Bahkan, pemerintahan SBY memutuskan untuk melunasi sisa utang kepada International Monetary Fund (IMF) pada tahun 2006 sebelum waktu jatuh temponya. Hanya perlu diketahui bahwa sisa utang itu adalah standby loan, yang sebenarnya belum digunakan. Sederhananya dikembalikan atau tidak jadi dipakai. Salah satu pertimbangannya mesti bayar bunga, padahal kondisi ekonomi nasional yang telah pulih tidak membutuhkan dana berjaga-jaga semacam itu lagi.

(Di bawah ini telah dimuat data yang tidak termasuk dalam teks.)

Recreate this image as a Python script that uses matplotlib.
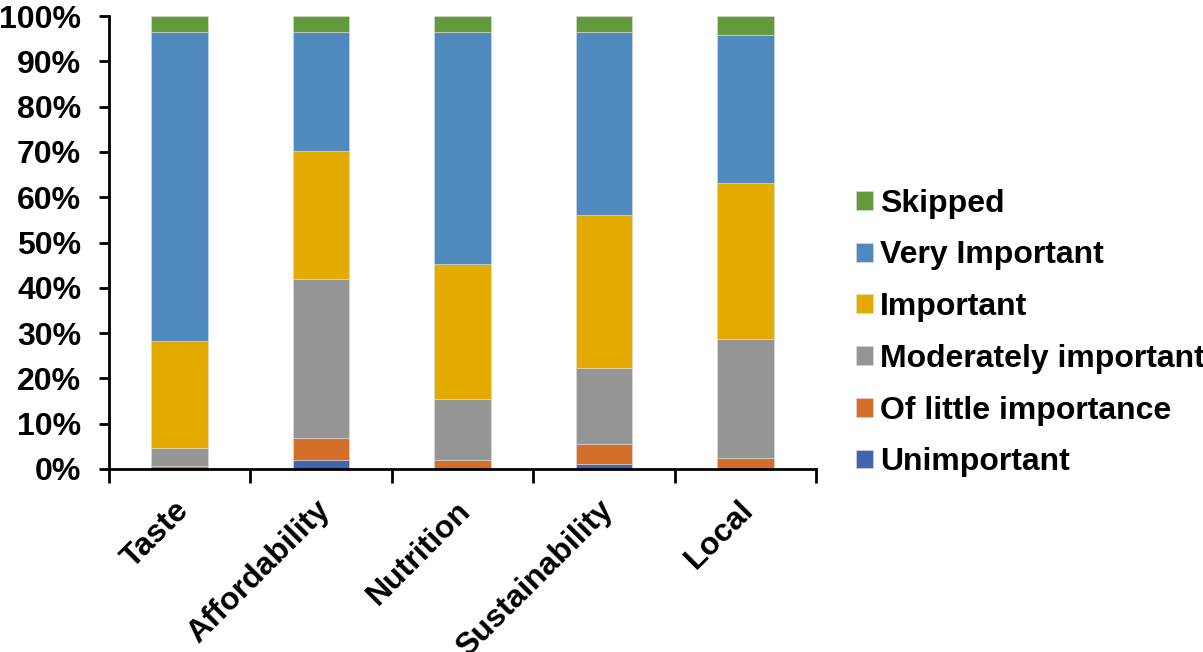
import matplotlib
matplotlib.use('Agg')
import matplotlib.pyplot as plt
import numpy as np

plt.rcParams['font.family'] = ['Liberation Sans', 'DejaVu Sans']
plt.rcParams['font.weight'] = 'bold'

# 카테고리와 응답 비율 (%)
categories = ['Taste', 'Affordability', 'Nutrition', 'Sustainability', 'Local']
unimportant = [0.0, 1.9, 0.0, 1.1, 0.0]
little = [0.6, 5.0, 1.9, 4.4, 2.5]
moderate = [4.1, 35.0, 13.5, 16.9, 26.3]
important = [23.5, 28.3, 29.8, 33.6, 34.3]
very_important = [68.2, 26.2, 51.2, 40.4, 32.7]
skipped = [3.6, 3.6, 3.6, 3.6, 4.2]

series = [
    ('Unimportant', unimportant, '#3F67B1'),
    ('Of little importance', little, '#D46F2A'),
    ('Moderately important', moderate, '#959595'),
    ('Important', important, '#E3AB00'),
    ('Very Important', very_important, '#4F89BD'),
    ('Skipped', skipped, '#629A3C'),
]

fs = 23

fig = plt.figure(figsize=(12.03, 6.52), dpi=100)
ax = fig.add_axes([109 / 1203, 1 - 469 / 652, (816 - 109) / 1203, (469 - 16) / 652])

x = np.arange(len(categories))
bottom = np.zeros(len(categories))
handles = []
for name, vals, color in series:
    vals = np.array(vals)
    b = ax.bar(x, vals, 0.4, bottom=bottom, color=color, label=name,
               edgecolor='#dddddd', linewidth=0.4)
    handles.append(b)
    bottom += vals

ax.set_xlim(-0.5, len(categories) - 0.5)
ax.set_ylim(0, 100)
ax.set_yticks(np.arange(0, 101, 10))
ax.set_yticklabels([f'{v}%' for v in range(0, 101, 10)], fontsize=fs, fontweight='bold')

# 엑셀처럼 눈금은 카테고리 경계에
ax.set_xticks(np.arange(-0.5, len(categories), 1.0))
ax.set_xticklabels([])
ax.tick_params(axis='x', length=10, width=2, direction='out')
ax.tick_params(axis='y', length=7, width=2, direction='out', pad=13)

for i, c in enumerate(categories):
    ax.text(i - 0.045, -5.8, c, rotation=45, ha='right', va='top',
            rotation_mode='anchor', fontsize=fs, fontweight='bold',
            transform=ax.transData)

for s in ['top', 'right']:
    ax.spines[s].set_visible(False)
ax.spines['left'].set_linewidth(2)
ax.spines['bottom'].set_linewidth(2)

fig.legend(handles[::-1], [h.get_label() for h in handles[::-1]],
           loc='center left', bbox_to_anchor=(843 / 1203, 1 - 333 / 652),
           frameon=False, prop={'weight': 'bold', 'size': fs},
           handlelength=0.53, handleheight=0.53, handletextpad=0.22,
           labelspacing=0.68, borderaxespad=0)

fig.savefig('out.png', dpi=100)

Tidak hanya utang kepada IMF, pemerintahan SBY tampak memang berencana mengurangi posisi pinjaman luar negeri. Penarikan utang baru jenis ini selalu lebih kecil dibanding pelunasan utang lamanya pada tiap tahun hingga akhir periode pertama (2009). Dengan demikian, sisa pinjaman luar negeri turun secara perlahan.
Akan tetapi tidak berarti utang keseluruhannya menjadi berkurang. Surat Berharga Negara (SBN) menjadi instrumen berutang yang makin dikembangkan. Hanya dua tahun awal yang relatif masih kecil. Pada tiga tahun selanjutnya, berutang melalui SBN meningkat sangat pesat.
Posisi utang pada akhir era SBY pertama (akhir tahun 2009) tercatat sebesar Rp1.590 triliun atau naik 22,31% dari awal periode. Dalam denominasi dolar Amerika, menjadi US$169 miliar atau naik 20,98%. Hal ini menandakan nilai kurs dolar atas rupiah relatif stabil selama lima tahun tersebut.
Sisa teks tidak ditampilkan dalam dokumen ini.